Stated goal ▸ List each line of the data that holds the word "with".

Data rows ▸
***
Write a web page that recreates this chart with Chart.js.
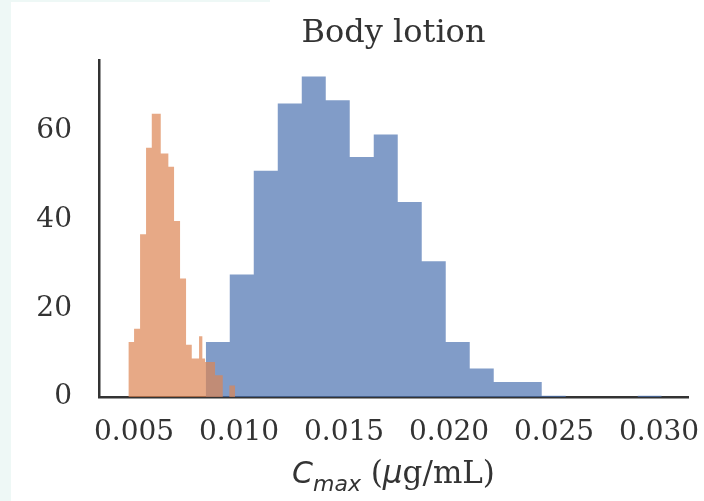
***
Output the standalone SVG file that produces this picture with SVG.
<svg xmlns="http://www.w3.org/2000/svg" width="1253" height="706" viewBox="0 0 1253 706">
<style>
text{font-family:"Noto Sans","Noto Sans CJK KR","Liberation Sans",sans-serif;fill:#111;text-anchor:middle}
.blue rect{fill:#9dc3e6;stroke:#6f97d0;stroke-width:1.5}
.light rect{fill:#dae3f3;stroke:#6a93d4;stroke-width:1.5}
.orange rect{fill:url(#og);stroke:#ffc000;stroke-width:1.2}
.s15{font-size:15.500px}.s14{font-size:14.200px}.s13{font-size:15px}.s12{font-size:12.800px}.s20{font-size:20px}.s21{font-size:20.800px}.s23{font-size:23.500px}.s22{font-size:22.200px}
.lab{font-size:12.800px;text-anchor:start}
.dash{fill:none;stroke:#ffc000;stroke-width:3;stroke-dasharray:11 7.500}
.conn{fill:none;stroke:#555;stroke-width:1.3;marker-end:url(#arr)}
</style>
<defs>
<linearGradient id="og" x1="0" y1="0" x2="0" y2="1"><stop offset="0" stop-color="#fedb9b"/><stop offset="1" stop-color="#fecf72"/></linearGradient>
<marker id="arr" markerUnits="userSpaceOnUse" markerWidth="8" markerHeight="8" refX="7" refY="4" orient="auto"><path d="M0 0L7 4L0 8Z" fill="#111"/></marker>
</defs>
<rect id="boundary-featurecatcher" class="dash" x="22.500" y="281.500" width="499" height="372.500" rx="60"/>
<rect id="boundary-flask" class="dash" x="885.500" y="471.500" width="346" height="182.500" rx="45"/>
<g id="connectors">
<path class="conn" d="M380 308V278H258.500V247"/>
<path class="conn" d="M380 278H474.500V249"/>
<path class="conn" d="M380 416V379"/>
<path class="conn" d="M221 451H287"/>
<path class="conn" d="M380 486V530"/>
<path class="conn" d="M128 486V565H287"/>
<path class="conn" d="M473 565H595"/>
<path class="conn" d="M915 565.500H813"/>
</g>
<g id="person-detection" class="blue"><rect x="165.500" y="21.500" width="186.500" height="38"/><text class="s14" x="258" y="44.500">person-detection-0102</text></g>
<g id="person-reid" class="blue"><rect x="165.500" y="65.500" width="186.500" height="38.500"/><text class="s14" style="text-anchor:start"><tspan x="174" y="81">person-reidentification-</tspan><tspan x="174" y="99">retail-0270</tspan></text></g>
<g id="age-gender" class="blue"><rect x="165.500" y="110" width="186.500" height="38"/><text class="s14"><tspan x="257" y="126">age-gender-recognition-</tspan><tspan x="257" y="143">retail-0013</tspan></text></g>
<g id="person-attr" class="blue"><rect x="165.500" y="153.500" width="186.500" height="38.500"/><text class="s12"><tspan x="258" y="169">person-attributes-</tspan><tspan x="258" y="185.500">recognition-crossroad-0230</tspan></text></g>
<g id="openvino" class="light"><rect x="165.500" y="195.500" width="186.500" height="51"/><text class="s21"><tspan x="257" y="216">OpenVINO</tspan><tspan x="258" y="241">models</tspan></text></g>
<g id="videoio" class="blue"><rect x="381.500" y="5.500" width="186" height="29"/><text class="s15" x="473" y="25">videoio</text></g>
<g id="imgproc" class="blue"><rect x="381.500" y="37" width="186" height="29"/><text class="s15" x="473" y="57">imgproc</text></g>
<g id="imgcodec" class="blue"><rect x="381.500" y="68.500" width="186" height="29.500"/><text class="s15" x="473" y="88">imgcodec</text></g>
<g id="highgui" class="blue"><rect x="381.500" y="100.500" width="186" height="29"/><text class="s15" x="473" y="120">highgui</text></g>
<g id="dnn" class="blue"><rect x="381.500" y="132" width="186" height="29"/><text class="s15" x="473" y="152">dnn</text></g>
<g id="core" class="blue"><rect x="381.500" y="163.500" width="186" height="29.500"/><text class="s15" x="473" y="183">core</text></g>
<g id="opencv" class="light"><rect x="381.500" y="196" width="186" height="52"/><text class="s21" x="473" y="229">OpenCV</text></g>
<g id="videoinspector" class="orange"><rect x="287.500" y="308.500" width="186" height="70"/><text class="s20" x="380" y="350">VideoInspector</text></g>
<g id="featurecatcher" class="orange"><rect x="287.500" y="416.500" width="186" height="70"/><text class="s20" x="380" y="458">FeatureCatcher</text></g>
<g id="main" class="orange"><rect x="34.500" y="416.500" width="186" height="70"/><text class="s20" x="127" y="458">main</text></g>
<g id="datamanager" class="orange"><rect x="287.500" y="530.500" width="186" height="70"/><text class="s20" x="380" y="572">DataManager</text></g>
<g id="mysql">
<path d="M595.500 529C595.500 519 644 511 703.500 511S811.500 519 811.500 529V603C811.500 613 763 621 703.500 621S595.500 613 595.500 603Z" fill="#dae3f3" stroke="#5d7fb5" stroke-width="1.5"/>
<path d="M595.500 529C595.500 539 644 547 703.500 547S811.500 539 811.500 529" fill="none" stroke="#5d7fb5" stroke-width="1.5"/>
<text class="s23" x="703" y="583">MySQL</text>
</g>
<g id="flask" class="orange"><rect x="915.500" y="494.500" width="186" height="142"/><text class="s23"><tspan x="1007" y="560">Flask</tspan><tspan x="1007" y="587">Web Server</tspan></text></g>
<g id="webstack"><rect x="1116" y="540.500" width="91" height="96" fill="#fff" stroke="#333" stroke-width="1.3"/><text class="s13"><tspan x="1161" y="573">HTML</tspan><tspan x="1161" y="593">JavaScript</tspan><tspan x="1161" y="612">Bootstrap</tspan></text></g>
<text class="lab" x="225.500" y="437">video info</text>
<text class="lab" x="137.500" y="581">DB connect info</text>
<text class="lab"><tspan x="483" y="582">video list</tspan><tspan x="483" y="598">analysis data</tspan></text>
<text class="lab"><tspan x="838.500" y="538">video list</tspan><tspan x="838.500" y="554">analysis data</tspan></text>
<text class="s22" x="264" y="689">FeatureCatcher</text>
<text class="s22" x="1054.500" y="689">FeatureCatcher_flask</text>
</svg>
***
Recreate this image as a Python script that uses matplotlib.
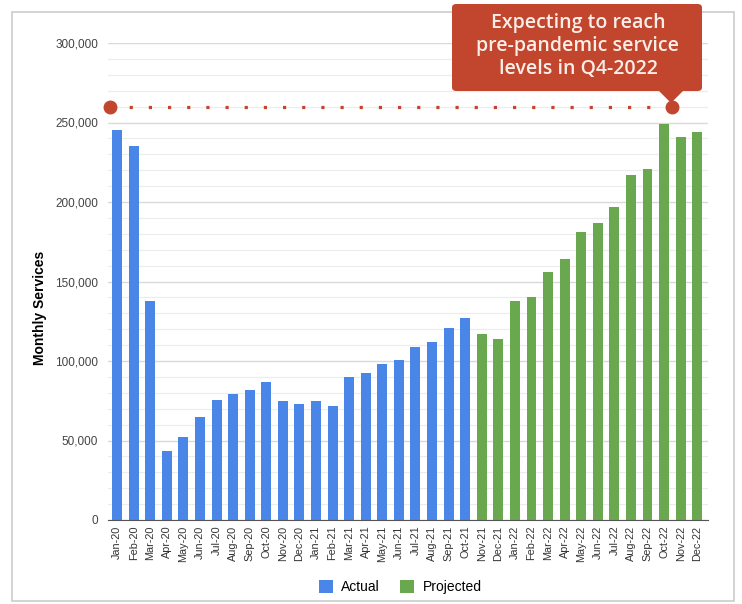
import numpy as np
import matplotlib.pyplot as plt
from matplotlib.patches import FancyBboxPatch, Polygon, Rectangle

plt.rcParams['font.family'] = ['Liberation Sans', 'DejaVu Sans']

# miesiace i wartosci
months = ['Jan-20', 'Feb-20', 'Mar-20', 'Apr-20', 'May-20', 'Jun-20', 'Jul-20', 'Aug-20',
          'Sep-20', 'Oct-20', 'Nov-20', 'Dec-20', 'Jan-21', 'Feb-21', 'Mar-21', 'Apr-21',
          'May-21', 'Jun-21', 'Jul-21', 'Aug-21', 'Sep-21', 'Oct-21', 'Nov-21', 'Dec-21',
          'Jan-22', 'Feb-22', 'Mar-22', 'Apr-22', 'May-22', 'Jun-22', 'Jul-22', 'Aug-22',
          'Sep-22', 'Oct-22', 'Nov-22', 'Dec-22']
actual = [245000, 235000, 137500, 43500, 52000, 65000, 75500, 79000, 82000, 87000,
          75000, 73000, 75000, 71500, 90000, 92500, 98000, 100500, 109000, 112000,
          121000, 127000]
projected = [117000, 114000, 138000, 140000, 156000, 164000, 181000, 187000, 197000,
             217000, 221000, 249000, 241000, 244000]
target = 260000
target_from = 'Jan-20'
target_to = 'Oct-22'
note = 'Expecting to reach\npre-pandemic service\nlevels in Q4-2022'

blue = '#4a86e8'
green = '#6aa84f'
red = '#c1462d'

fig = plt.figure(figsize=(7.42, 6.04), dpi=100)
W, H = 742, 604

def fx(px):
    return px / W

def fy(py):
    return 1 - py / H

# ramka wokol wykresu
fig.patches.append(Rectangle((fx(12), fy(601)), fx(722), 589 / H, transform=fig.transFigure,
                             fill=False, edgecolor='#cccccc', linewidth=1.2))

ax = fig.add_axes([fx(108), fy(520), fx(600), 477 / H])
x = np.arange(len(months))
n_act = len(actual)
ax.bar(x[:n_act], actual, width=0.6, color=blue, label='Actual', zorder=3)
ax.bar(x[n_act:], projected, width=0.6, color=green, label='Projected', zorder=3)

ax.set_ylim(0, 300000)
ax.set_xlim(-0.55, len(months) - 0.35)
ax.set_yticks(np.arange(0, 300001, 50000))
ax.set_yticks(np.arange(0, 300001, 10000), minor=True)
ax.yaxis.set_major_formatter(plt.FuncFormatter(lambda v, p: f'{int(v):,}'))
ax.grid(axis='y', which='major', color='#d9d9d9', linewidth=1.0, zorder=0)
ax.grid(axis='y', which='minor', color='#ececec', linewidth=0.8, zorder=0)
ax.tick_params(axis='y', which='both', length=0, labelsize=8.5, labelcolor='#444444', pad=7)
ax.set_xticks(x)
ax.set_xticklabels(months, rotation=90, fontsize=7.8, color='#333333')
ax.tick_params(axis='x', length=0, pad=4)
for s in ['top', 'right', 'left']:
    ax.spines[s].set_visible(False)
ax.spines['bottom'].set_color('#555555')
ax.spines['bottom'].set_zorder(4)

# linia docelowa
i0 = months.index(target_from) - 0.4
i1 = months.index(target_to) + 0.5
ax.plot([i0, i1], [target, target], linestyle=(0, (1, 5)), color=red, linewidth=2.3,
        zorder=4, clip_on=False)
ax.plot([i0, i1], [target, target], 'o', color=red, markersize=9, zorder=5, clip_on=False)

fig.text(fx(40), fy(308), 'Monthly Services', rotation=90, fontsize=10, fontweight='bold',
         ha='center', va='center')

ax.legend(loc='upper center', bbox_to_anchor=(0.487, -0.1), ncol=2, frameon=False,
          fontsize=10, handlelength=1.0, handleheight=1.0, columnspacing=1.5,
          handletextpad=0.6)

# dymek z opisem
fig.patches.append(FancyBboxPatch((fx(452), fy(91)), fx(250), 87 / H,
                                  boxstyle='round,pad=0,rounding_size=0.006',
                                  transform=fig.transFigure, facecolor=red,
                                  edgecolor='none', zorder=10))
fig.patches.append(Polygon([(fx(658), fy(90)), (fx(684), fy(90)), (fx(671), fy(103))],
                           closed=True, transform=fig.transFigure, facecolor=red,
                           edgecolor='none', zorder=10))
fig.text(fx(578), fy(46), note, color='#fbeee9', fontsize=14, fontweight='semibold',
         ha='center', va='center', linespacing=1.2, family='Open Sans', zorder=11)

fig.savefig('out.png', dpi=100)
***
Solution for this problem ▸
Write a web page that recreates this chart with Chart.js.
Output the standalone SVG file that produces this picture with SVG.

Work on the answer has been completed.